### Stated goal
Extract the lines of the material below, beginning with the first and ending with the line that holds "plt.rcParams['axes.unicode_minus'] = False". Skip every picture.
— Start of Supplied data —
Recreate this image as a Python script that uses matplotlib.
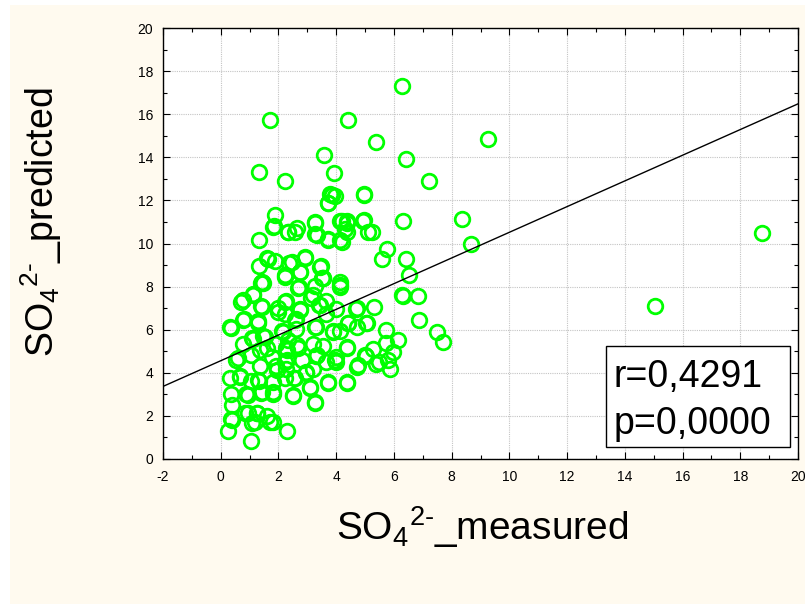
import matplotlib
matplotlib.use("Agg")
import matplotlib.pyplot as plt
from matplotlib.patches import Rectangle
from matplotlib.ticker import MultipleLocator
import numpy as np

plt.rcParams['font.family'] = ['Liberation Sans', 'DejaVu Sans']
plt.rcParams['mathtext.fontset'] = 'custom'
plt.rcParams['mathtext.rm'] = 'Liberation Sans'
plt.rcParams['mathtext.it'] = 'Liberation Sans'
plt.rcParams['axes.unicode_minus'] = False

# ---- data ----
measured = [
    6.28, 1.71, 4.40, 5.39, 3.57, 6.43, 1.32, 3.92, 2.22, 7.20, 4.95, 3.79, 3.95, 3.70,
    1.88, 1.84, 2.33, 2.63, 2.59, 3.26, 3.28, 3.70, 4.14, 4.39, 4.32, 4.14, 4.95, 5.25,
    6.31, 1.34, 5.76, 5.58, 6.43, 9.25, 8.36, 8.68, 18.77, 6.51, 6.27, 6.30, 6.83, 6.86,
    15.04, 7.48, 7.69, 5.73, 6.14, 5.73, 5.96, 5.79, 5.88,
    1.32, 1.63, 1.88, 2.38, 2.93, 3.48, 3.54, 2.21, 1.41, 2.73, 2.71, 3.25, 4.12, 1.12,
    0.70, 1.41, 1.98, 2.21, 2.27, 2.73, 3.13, 3.42, 3.65, 3.65, 3.98, 4.69, 5.30, 4.72,
    5.04, 4.40, 3.88, 4.12, 2.61, 2.61, 3.29, 2.13, 1.29, 0.79, 0.35, 1.12, 1.47, 0.77,
    1.06, 1.59, 1.93, 2.27, 2.67, 3.19, 3.54, 3.31, 4.36, 4.00, 3.65, 4.76, 5.04, 5.27,
    5.50, 5.39, 0.54, 0.31, 0.66, 1.06, 1.35, 1.32, 1.93, 2.21, 1.82, 2.27, 2.55, 2.96,
    3.19, 3.71, 4.37, 3.08, 0.37, 0.88, 1.40, 1.82, 2.50, 3.25, 0.40, 0.95, 1.27, 1.59,
    1.82, 0.35, 1.18, 0.25, 1.06, 2.30,
    1.48, 1.13, 0.78, 1.42, 2.00, 2.23, 0.78, 1.30, 0.32, 1.07, 1.53, 2.17, 2.34, 1.36,
    0.61, 1.77, 2.28, 2.28,
    2.69, 3.55, 4.13, 3.21, 2.75, 3.44, 4.71, 2.57, 3.27, 3.90, 4.42, 5.06, 2.63, 3.33,
    4.36, 2.81, 3.96, 5.00,
    0.67, 1.30, 0.96, 1.42, 1.82, 0.84, 1.25, 1.71, 0.38, 1.07, 1.94, 2.23,
    2.57, 2.97, 3.09, 3.27, 3.73, 4.36, 2.51, 4.71, 4.01,
    1.82, 2.34, 1.59, 2.23, 1.42, 3.84, 3.73, 4.96, 3.27, 3.33, 3.73, 4.19, 4.36, 4.36,
    4.19, 4.94, 5.11, 2.46, 2.92, 2.75, 3.44, 3.50, 4.13,
]
predicted = [
    17.30, 15.74, 15.74, 14.69, 14.09, 13.92, 13.32, 13.26, 12.91, 12.91, 12.32, 12.28, 12.20, 11.90,
    11.32, 10.80, 10.55, 10.74, 10.54, 11.00, 10.43, 10.20, 11.05, 11.05, 10.66, 10.17, 11.09, 10.55,
    11.06, 10.15, 9.74, 9.29, 9.30, 14.86, 11.15, 10.00, 10.47, 8.52, 7.62, 7.55, 7.55, 6.43,
    7.10, 5.90, 5.43, 5.97, 5.50, 5.40, 4.97, 4.60, 4.17,
    8.95, 9.26, 9.17, 9.10, 9.38, 8.95, 8.42, 8.53, 8.15, 8.69, 8.00, 8.03, 8.06, 7.64,
    7.28, 7.09, 7.02, 6.71, 7.33, 6.94, 7.48, 7.13, 7.33, 6.71, 6.94, 6.94, 7.05, 6.14,
    6.32, 6.32, 5.94, 5.94, 6.48, 6.05, 6.14, 5.94, 6.40, 6.48, 6.10, 5.55, 5.70, 5.32,
    4.82, 5.17, 5.32, 5.17, 5.17, 5.32, 5.25, 4.79, 5.17, 4.71, 4.48, 4.36, 4.79, 5.10,
    4.48, 4.40, 4.60, 3.78, 3.86, 3.63, 4.33, 3.63, 4.33, 4.48, 3.55, 4.17, 3.78, 4.02,
    4.17, 3.55, 3.55, 3.32, 3.00, 3.00, 3.05, 3.00, 2.94, 2.62, 2.52, 2.15, 2.15, 2.00,
    1.72, 1.84, 1.70, 1.28, 0.85, 1.28,
    8.15, 7.61, 7.38, 7.07, 6.84, 7.30, 6.45, 6.30, 6.14, 5.60, 5.68, 5.91, 5.52, 5.06,
    4.67, 4.75, 5.06, 4.59,
    7.92, 8.38, 8.00, 7.61, 6.91, 7.15, 6.99, 6.45, 6.14, 5.91, 6.30, 6.30, 5.29, 4.83,
    5.21, 4.59, 4.59, 4.83,
    3.82, 3.67, 2.97, 3.12, 3.12, 2.12, 2.12, 1.73, 1.81, 1.65, 4.13, 3.74,
    3.74, 3.98, 3.28, 2.66, 3.51, 3.51, 2.97, 4.28, 4.51,
    10.78, 10.55, 9.31, 8.46, 8.23, 12.25, 11.87, 12.25, 10.94, 10.39, 10.16, 11.03, 10.94, 10.55,
    10.08, 11.03, 10.55, 9.16, 9.31, 8.69, 8.92, 8.38, 8.23,
]
fit_intercept = 4.56
fit_slope = 0.596
r_text = "r=0,4291"
p_text = "p=0,0000"
x_ticks = [-2, 0, 2, 4, 6, 8, 10, 12, 14, 16, 18, 20]
y_ticks = [0, 2, 4, 6, 8, 10, 12, 14, 16, 18, 20]

W, H = 805, 604
fig = plt.figure(figsize=(W / 100, H / 100), dpi=100, facecolor='white')
fig.patches.append(Rectangle((10 / W, 0), 1, 1 - 5 / H, transform=fig.transFigure,
                             facecolor='#fffaef', edgecolor='none', zorder=-10))

ax = fig.add_axes([163 / W, 1 - 459 / H, (798 - 163) / W, (459 - 28) / H])
ax.set_facecolor('white')
ax.set_xlim(-2, 20)
ax.set_ylim(0, 20)
ax.set_xticks(x_ticks)
ax.set_yticks(y_ticks)
ax.xaxis.set_minor_locator(MultipleLocator(1))
ax.yaxis.set_minor_locator(MultipleLocator(1))
ax.tick_params(which='both', direction='in', top=True, right=True, labelsize=10, color='black')
ax.tick_params(which='major', length=5, width=0.8)
ax.tick_params(which='minor', length=3, width=0.8)
ax.tick_params(axis='x', pad=8)
ax.tick_params(axis='y', pad=7)
ax.grid(True, which='major', color='#c4c4c4', linestyle=(0, (1, 1)), linewidth=0.8)
ax.set_axisbelow(True)
for s in ax.spines.values():
    s.set_linewidth(1.0)
    s.set_color('black')

ax.plot(measured, predicted, linestyle='none', marker='o', markersize=10.5,
        markerfacecolor='none', markeredgecolor='#00ff00', markeredgewidth=2.0, zorder=3)

xl = np.array([-2, 20])
ax.plot(xl, fit_intercept + fit_slope * xl, color='black', linewidth=1.0, zorder=4)

ax.add_patch(Rectangle((0.698, 0.028), 0.289, 0.234, transform=ax.transAxes,
                       facecolor='white', edgecolor='black', linewidth=1.0, zorder=5))
ax.text(0.709, 0.167, r_text, transform=ax.transAxes, fontsize=27, ha='left',
        va='baseline', zorder=6)
ax.text(0.709, 0.058, p_text, transform=ax.transAxes, fontsize=27, ha='left',
        va='baseline', zorder=6)

fig.text(482 / W, 1 - 527 / H, r'SO$_4$$^{2\text{-}}$_measured', fontsize=28,
         ha='center', va='center')
fig.text(41 / W, 1 - 222 / H, r'SO$_4$$^{2\text{-}}$_predicted', fontsize=27,
         ha='center', va='center', rotation=90)

fig.savefig('out.png', dpi=100, facecolor=fig.get_facecolor())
— End of Supplied data —
### Solution to this task
Recreate this image as a Python script that uses matplotlib.
import matplotlib
matplotlib.use("Agg")
import matplotlib.pyplot as plt
from matplotlib.patches import Rectangle
from matplotlib.ticker import MultipleLocator
import numpy as np

plt.rcParams['font.family'] = ['Liberation Sans', 'DejaVu Sans']
plt.rcParams['mathtext.fontset'] = 'custom'
plt.rcParams['mathtext.rm'] = 'Liberation Sans'
plt.rcParams['mathtext.it'] = 'Liberation Sans'
plt.rcParams['axes.unicode_minus'] = False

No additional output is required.